Customer service: Apart from the fact that the company is not open on Fridays and that they are closed most of August (during which everyone seems to be off paddling – a good thing for a kayak manufacturer, I suppose, but I'm jealous…), I've enjoyed very good service from everyone at Seaward. The owners (who often answer the phone) and staff really appear to understand my needs as an institutional boater and warehouse manager.
To summarize: The '09 Chilco is a top of the line boat from a reputable manufacturer. It is not an inexpensive boat, but you do get what you pay for: a well-design, beautifully outfitted watercraft that you will be proud of for many years. While there are signs of a slight dip in quality compared to boats made a few years ago, Seaward kayaks continues to manufacture boats that are of the highest quality industry-wide.
I bought my Chilco new about…
The Chilco is a gorgeous boat to look at, easily the nicest looking kayak I've seen. The workmanship is clearly top notch. The seat is made up of a simple piece of contoured closed cell foam inside a nylon cover that can double as a paddle float. I have spent hours on this seat; it is very comfortable.
The Chilco tracks like an arrow in most conditions, although it does weathercock a little in wind. The only time I use the rudder is in wind, and I am very impressed with the rudder system, and have to question why this system is not found in all new kayaks. The rudder is not a sliding type, but consists of a fixed bracing system with 'gas pedal' type toe pedals. You don't have to give up the ability to brace when the rudder is deployed.
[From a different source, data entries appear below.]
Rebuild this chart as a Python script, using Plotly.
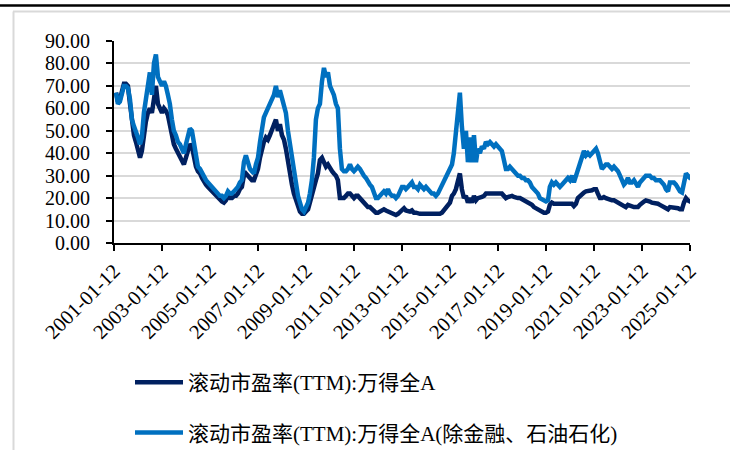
import pandas as pd
import plotly.graph_objects as go

# Monthly observations (12th of each month), 2001-01 .. 2025-01
start_date = "2001-01-12"
n_months = 289

pe_all_a = [
    67, 63, 64, 68, 71, 71, 70, 62, 53, 48, 45, 42,            # 2001
    38, 41, 50, 54, 58, 60, 58, 66, 70, 62, 60, 58,            # 2002
    60, 59, 57, 52, 47, 44, 42, 40, 39, 37, 35, 38,            # 2003
    41, 44, 43, 38, 34, 32, 31, 29, 27, 26, 25, 24,            # 2004
    23, 22, 21, 20, 19, 18.5, 18, 19, 21, 20, 20, 21,          # 2005
    21, 22, 24, 25, 30, 31, 30, 29, 28, 28, 30, 33,            # 2006
    38, 42, 45, 47, 46, 48, 50, 52, 55, 50, 53, 48,            # 2007
    46, 42, 36, 33, 26, 22, 19, 16, 14, 13, 13, 14,            # 2008
    15, 18, 22, 25, 28, 31, 37, 38, 36, 34, 35, 33,            # 2009
    32, 31, 30, 28, 20, 20, 20, 21, 22, 22, 21, 20,            # 2010
    21, 21, 20, 19, 18, 17, 16, 16, 15, 14, 13.5, 13.5,        # 2011
    14, 14.5, 15, 14.5, 14, 13.5, 13, 13, 12.5, 13, 14, 15,    # 2012
    15.5, 14.5, 14, 14, 14.5, 13.5, 13.5, 13, 13, 13, 13, 13,  # 2013
    12.8, 12.5, 12.5, 12.5, 12.5, 12.5, 13, 13.5, 14.5, 15.5, 17, 18,  # 2014
    21, 22, 24, 27, 31, 24, 20, 21, 18, 20, 18, 21,            # 2015
    19, 20, 20, 20.5, 21, 22, 22, 22, 22.5, 22, 22.5, 22,      # 2016
    22, 22, 21, 20, 20.5, 21, 21, 20.5, 20, 20, 20, 19.5,      # 2017
    19, 18, 18, 17.5, 17, 16, 15.5, 15, 14, 13.5, 13.5, 13.5,  # 2018
    14, 17, 18, 17.5, 17.5, 17, 17, 17, 17.5, 17.5, 17, 17,    # 2019
    17.5, 16.5, 17.5, 20, 21, 22, 22.5, 23, 23, 23, 23.5, 24,  # 2020
    24, 22, 20, 20, 20.5, 20, 19.5, 19, 19, 19, 18.5, 18,      # 2021
    17.5, 16.5, 16, 16, 17, 16.5, 16.5, 16, 16, 16, 17, 18,    # 2022
    18.5, 19, 19, 18.5, 18, 18, 17.5, 17.5, 17, 16.5, 16, 15.5,  # 2023
    15, 16, 16, 16, 16, 15.5, 15, 15, 18, 20, 19, 18.5,        # 2024
    18,                                                        # 2025
]

pe_ex_fin = [
    67, 62, 63, 66, 70, 70, 69, 64, 55, 52, 50, 47,            # 2001
    44, 47, 58, 64, 72, 76, 66, 80, 84, 74, 72, 70,            # 2002
    72, 70, 66, 62, 55, 50, 48, 45, 44, 42, 40, 44,            # 2003
    48, 51, 50, 44, 38, 34, 33, 31, 29, 28, 27, 26,            # 2004
    25, 24, 23, 22, 21, 21, 20, 21, 23, 22, 22, 23,            # 2005
    24, 25, 27, 28, 36, 39, 36, 33, 32, 31, 35, 38,            # 2006
    45, 50, 56, 58, 60, 62, 63, 66, 70, 65, 68, 64,            # 2007
    62, 58, 50, 44, 37, 30, 26, 21, 18, 15, 14, 16,            # 2008
    18, 22, 28, 38, 55, 60, 62, 72, 78, 74, 76, 70,            # 2009
    68, 66, 62, 60, 42, 33, 32, 32, 33, 35, 33, 32,            # 2010
    33, 34, 33, 31, 30, 29, 27, 26, 25, 22, 20, 20,            # 2011
    21, 22, 23, 22, 24, 22, 21, 21, 20, 21, 23, 25,            # 2012
    25, 24, 25, 26, 27, 25, 25, 24, 26, 25, 24, 25,            # 2013
    24, 23, 22, 22, 21, 22, 24, 25, 27, 29, 31, 33,            # 2014
    35, 40, 50, 58, 67, 52, 42, 50, 36, 47, 36, 48,            # 2015
    36, 42, 40, 43, 42, 45, 44, 45, 44, 43, 44, 43,            # 2016
    42, 41, 37, 33, 33, 34, 33, 32, 31, 30, 30, 29,            # 2017
    29, 28, 28, 27, 25, 24, 23, 22, 20, 19.5, 19, 18.5,        # 2018
    19, 25, 27, 26, 27, 26, 25, 26, 27, 28, 29, 28,            # 2019
    30, 27, 30, 33, 35, 38, 41, 39, 40, 39, 40, 41,            # 2020
    42, 40, 36, 33, 34, 35, 35, 34, 33, 34, 33, 32,            # 2021
    30, 28, 26, 27, 29, 27, 27, 28, 26, 25, 27, 28,            # 2022
    29, 30, 30, 30, 29, 29, 28, 28, 28, 27, 26, 24,            # 2023
    23, 27, 27, 27, 26, 24, 23, 22.5, 28, 31, 30, 29,          # 2024
    29,                                                        # 2025
]

series_names = ["滚动市盈率(TTM):万得全A", "滚动市盈率(TTM):万得全A(除金融、石油石化)"]
series_colors = ["#002060", "#0070C0"]

tick_dates = ["2001-01-12", "2003-01-12", "2005-01-12", "2007-01-12", "2009-01-12",
              "2011-01-12", "2013-01-12", "2015-01-12", "2017-01-12", "2019-01-12",
              "2021-01-12", "2023-01-12", "2025-01-12"]
y_ticks = [0, 10, 20, 30, 40, 50, 60, 70, 80, 90]

dates = pd.date_range(start=start_date, periods=n_months, freq="MS") + pd.Timedelta(days=11)

W, H = 730, 450
ML, MR, MT, MB = 114, 40, 41, 207
PW, PH = W - ML - MR, H - MT - MB


def px_x(px):
    return (px - ML) / PW


def px_y(py):
    return (H - MB - py) / PH


fig = go.Figure()
for vals, name, col, grp in [(pe_all_a, series_names[0], series_colors[0], "a"),
                             (pe_ex_fin, series_names[1], series_colors[1], "b")]:
    fig.add_trace(go.Scatter(x=dates, y=vals, mode="lines", name=name, legendgroup=grp,
                             line=dict(color=col, width=4.5)))

serif = "Liberation Serif, Times New Roman, serif"
fig.update_layout(
    width=W, height=H,
    margin=dict(l=ML, r=MR, t=MT, b=MB, autoexpand=False),
    paper_bgcolor="white", plot_bgcolor="white",
    font=dict(family=serif, size=20, color="black"),
    showlegend=True,
    legend=dict(
        orientation="v", xref="container", yref="container",
        x=130 / W, y=1 - 362 / H, xanchor="left", yanchor="top",
        font=dict(family="Liberation Serif, Noto Sans CJK SC, sans-serif", size=21, color="black"),
        tracegroupgap=20, itemwidth=48, bgcolor="rgba(0,0,0,0)",
    ),
    xaxis=dict(
        type="date", range=["2001-01-12", "2025-01-12"], automargin=False,
        tickmode="array", tickvals=tick_dates, ticktext=tick_dates,
        tickangle=-45, showgrid=False, zeroline=False,
        showline=True, linecolor="black", linewidth=2,
        ticks="outside", ticklen=6, tickwidth=2, tickcolor="black",
        tickfont=dict(family=serif, size=20.5, color="black"),
    ),
    yaxis=dict(
        range=[0, 90], tickmode="array", tickvals=y_ticks, automargin=False,
        ticktext=[f"{v:.2f}" for v in y_ticks],
        showgrid=True, gridcolor="#d9d9d9", gridwidth=1.5, zeroline=False,
        showline=True, linecolor="black", linewidth=2,
        ticks="outside", ticklen=6, tickwidth=2, tickcolor="black",
        tickfont=dict(family=serif, size=20, color="black"),
        ticklabelstandoff=12,
    ),
    shapes=[
        dict(type="line", xref="paper", yref="paper", x0=px_x(0), x1=px_x(W),
             y0=px_y(5.5), y1=px_y(5.5), line=dict(color="black", width=2.5)),
        dict(type="line", xref="paper", yref="paper", x0=px_x(13), x1=px_x(W),
             y0=px_y(11.5), y1=px_y(11.5), line=dict(color="#d9d9d9", width=2)),
        dict(type="line", xref="paper", yref="paper", x0=px_x(13.5), x1=px_x(13.5),
             y0=px_y(11.5), y1=px_y(H), line=dict(color="#d9d9d9", width=2)),
    ],
)

fig.write_html("out.html")
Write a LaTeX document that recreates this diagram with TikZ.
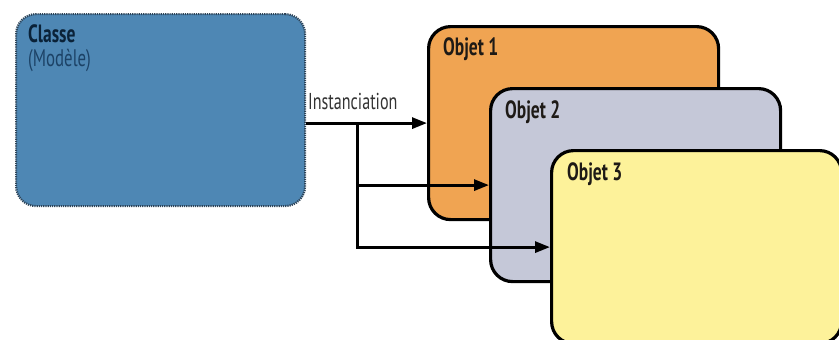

As with most boats that that have little rocker and track as well as this one, the Chilco requires a little effort to turn. Without the rudder, I find it responds well to an edged turn, and it holds a deep edge very well.
If you have big feet, say greater than men's size 11, you might have some difficulty fitting them into this kayak. I think, though, that most paddlers up to 200 lbs would easily fit into this kayak. The cockpit is also easy to enter and exit which is important to me.
For a low volume kayak, the Chilco has plenty of room for touring. I was astounded with how much stuff I have been able to cram into the hatches.
The Chilco is a fast kayak. I am always surprised by how fast it is, and sometimes I have to make a conscious effort to slow down when paddling with others.
The longer I own this kayak, the more I like it. When I first got it, it felt a little tippy, but I don't really notice it any more. While the Chilco can feel a little tender if you're sitting still in it, when paddling it feels very stable.
When I first bought the kayak, I emailed Seaward because my dealer didn't provide me with an owner's manual. 'Heather' responded quickly to my request, and I had my owner's manual in three days. I had an occasion to contact Seaward regarding warranty recently. They responded to my email within an hour. When I talked to 'Lou' over the phone, he talked me through how to find the source of a small cockpit leak. It took about 10 minutes, and it turns out I was missing an o-ring which he is sending me. I really do appreciate good customer service, and this company appears to have it. Oh yes, Seaward offers a lifetime warranty.
If my kayak was stolen (unlikely because I have that sucker bolted to the house with kryptonite), I would buy the Chilco again.